### [Your task]
Make an exact copy of each entry, leaving out every picture.

### [Given entries]

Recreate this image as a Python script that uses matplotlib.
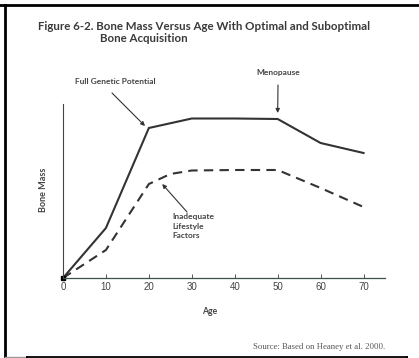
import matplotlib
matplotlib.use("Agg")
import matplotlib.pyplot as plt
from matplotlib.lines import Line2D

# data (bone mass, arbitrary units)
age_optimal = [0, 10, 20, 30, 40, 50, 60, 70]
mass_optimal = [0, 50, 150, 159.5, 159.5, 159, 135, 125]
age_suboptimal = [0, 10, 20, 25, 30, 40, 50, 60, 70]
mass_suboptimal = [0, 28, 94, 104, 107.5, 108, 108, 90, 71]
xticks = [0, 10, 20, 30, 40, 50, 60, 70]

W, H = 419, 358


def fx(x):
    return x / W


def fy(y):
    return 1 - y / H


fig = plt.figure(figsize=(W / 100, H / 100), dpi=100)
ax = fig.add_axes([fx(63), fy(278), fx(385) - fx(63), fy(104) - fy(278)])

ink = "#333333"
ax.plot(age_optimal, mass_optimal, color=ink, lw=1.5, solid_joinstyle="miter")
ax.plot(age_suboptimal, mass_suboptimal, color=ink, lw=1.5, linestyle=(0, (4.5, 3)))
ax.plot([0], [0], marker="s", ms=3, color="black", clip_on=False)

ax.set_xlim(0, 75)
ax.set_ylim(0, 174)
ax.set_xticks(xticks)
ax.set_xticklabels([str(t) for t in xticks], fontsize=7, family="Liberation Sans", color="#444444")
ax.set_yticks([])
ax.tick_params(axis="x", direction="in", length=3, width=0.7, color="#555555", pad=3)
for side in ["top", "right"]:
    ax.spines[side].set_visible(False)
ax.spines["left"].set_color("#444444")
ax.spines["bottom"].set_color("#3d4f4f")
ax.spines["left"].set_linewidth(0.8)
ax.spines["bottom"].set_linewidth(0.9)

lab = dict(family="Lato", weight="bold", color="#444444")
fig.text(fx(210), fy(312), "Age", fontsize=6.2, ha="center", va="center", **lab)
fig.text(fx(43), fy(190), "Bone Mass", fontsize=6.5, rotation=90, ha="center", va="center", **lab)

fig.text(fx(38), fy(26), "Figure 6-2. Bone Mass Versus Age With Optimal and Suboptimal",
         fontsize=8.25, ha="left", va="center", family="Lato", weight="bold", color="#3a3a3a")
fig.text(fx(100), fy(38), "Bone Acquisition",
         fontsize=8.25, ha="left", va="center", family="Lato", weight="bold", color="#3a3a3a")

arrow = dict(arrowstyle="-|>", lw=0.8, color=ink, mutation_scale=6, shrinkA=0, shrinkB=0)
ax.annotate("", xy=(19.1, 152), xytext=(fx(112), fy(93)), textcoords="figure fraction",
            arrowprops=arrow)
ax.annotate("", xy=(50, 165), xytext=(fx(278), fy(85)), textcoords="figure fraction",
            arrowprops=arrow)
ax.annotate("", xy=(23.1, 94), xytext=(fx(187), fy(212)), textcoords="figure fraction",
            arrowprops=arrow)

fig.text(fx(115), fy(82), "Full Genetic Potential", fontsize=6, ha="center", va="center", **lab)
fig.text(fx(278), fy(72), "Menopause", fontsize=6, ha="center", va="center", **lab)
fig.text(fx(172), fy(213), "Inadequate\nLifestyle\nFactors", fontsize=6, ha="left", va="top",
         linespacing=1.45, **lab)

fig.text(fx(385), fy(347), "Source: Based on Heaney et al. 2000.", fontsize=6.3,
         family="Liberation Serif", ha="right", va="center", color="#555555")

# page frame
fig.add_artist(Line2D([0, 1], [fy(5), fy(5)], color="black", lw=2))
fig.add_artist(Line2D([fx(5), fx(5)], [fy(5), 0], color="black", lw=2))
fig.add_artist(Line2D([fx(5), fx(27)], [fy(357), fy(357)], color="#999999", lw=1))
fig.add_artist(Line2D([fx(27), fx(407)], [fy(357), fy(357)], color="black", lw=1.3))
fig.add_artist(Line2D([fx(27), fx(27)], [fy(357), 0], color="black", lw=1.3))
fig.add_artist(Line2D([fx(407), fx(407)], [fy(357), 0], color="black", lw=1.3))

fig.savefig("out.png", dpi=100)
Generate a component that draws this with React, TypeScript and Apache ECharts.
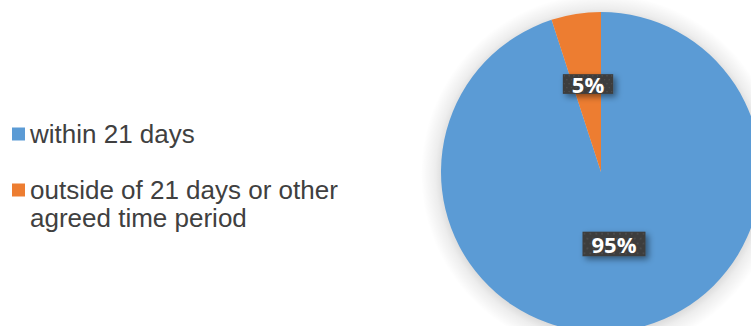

### [Completed task]
Recreate this image as a Python script that uses matplotlib.
import matplotlib
matplotlib.use("Agg")
import matplotlib.pyplot as plt
from matplotlib.lines import Line2D

# data (bone mass, arbitrary units)
age_optimal = [0, 10, 20, 30, 40, 50, 60, 70]
mass_optimal = [0, 50, 150, 159.5, 159.5, 159, 135, 125]
age_suboptimal = [0, 10, 20, 25, 30, 40, 50, 60, 70]
mass_suboptimal = [0, 28, 94, 104, 107.5, 108, 108, 90, 71]
xticks = [0, 10, 20, 30, 40, 50, 60, 70]

W, H = 419, 358


def fx(x):
    return x / W


def fy(y):
    return 1 - y / H


fig = plt.figure(figsize=(W / 100, H / 100), dpi=100)
ax = fig.add_axes([fx(63), fy(278), fx(385) - fx(63), fy(104) - fy(278)])

ink = "#333333"
ax.plot(age_optimal, mass_optimal, color=ink, lw=1.5, solid_joinstyle="miter")
ax.plot(age_suboptimal, mass_suboptimal, color=ink, lw=1.5, linestyle=(0, (4.5, 3)))
ax.plot([0], [0], marker="s", ms=3, color="black", clip_on=False)

ax.set_xlim(0, 75)
ax.set_ylim(0, 174)
ax.set_xticks(xticks)
ax.set_xticklabels([str(t) for t in xticks], fontsize=7, family="Liberation Sans", color="#444444")
ax.set_yticks([])
ax.tick_params(axis="x", direction="in", length=3, width=0.7, color="#555555", pad=3)
for side in ["top", "right"]:
    ax.spines[side].set_visible(False)
ax.spines["left"].set_color("#444444")
ax.spines["bottom"].set_color("#3d4f4f")
ax.spines["left"].set_linewidth(0.8)
ax.spines["bottom"].set_linewidth(0.9)

lab = dict(family="Lato", weight="bold", color="#444444")
fig.text(fx(210), fy(312), "Age", fontsize=6.2, ha="center", va="center", **lab)
fig.text(fx(43), fy(190), "Bone Mass", fontsize=6.5, rotation=90, ha="center", va="center", **lab)

fig.text(fx(38), fy(26), "Figure 6-2. Bone Mass Versus Age With Optimal and Suboptimal",
         fontsize=8.25, ha="left", va="center", family="Lato", weight="bold", color="#3a3a3a")
fig.text(fx(100), fy(38), "Bone Acquisition",
         fontsize=8.25, ha="left", va="center", family="Lato", weight="bold", color="#3a3a3a")

arrow = dict(arrowstyle="-|>", lw=0.8, color=ink, mutation_scale=6, shrinkA=0, shrinkB=0)
ax.annotate("", xy=(19.1, 152), xytext=(fx(112), fy(93)), textcoords="figure fraction",
            arrowprops=arrow)
ax.annotate("", xy=(50, 165), xytext=(fx(278), fy(85)), textcoords="figure fraction",
            arrowprops=arrow)
ax.annotate("", xy=(23.1, 94), xytext=(fx(187), fy(212)), textcoords="figure fraction",
            arrowprops=arrow)

fig.text(fx(115), fy(82), "Full Genetic Potential", fontsize=6, ha="center", va="center", **lab)
fig.text(fx(278), fy(72), "Menopause", fontsize=6, ha="center", va="center", **lab)
fig.text(fx(172), fy(213), "Inadequate\nLifestyle\nFactors", fontsize=6, ha="left", va="top",
         linespacing=1.45, **lab)

fig.text(fx(385), fy(347), "Source: Based on Heaney et al. 2000.", fontsize=6.3,
         family="Liberation Serif", ha="right", va="center", color="#555555")

# page frame
fig.add_artist(Line2D([0, 1], [fy(5), fy(5)], color="black", lw=2))
fig.add_artist(Line2D([fx(5), fx(5)], [fy(5), 0], color="black", lw=2))
fig.add_artist(Line2D([fx(5), fx(27)], [fy(357), fy(357)], color="#999999", lw=1))
fig.add_artist(Line2D([fx(27), fx(407)], [fy(357), fy(357)], color="black", lw=1.3))
fig.add_artist(Line2D([fx(27), fx(27)], [fy(357), 0], color="black", lw=1.3))
fig.add_artist(Line2D([fx(407), fx(407)], [fy(357), 0], color="black", lw=1.3))

fig.savefig("out.png", dpi=100)
Generate a component that draws this with React, TypeScript and Apache ECharts.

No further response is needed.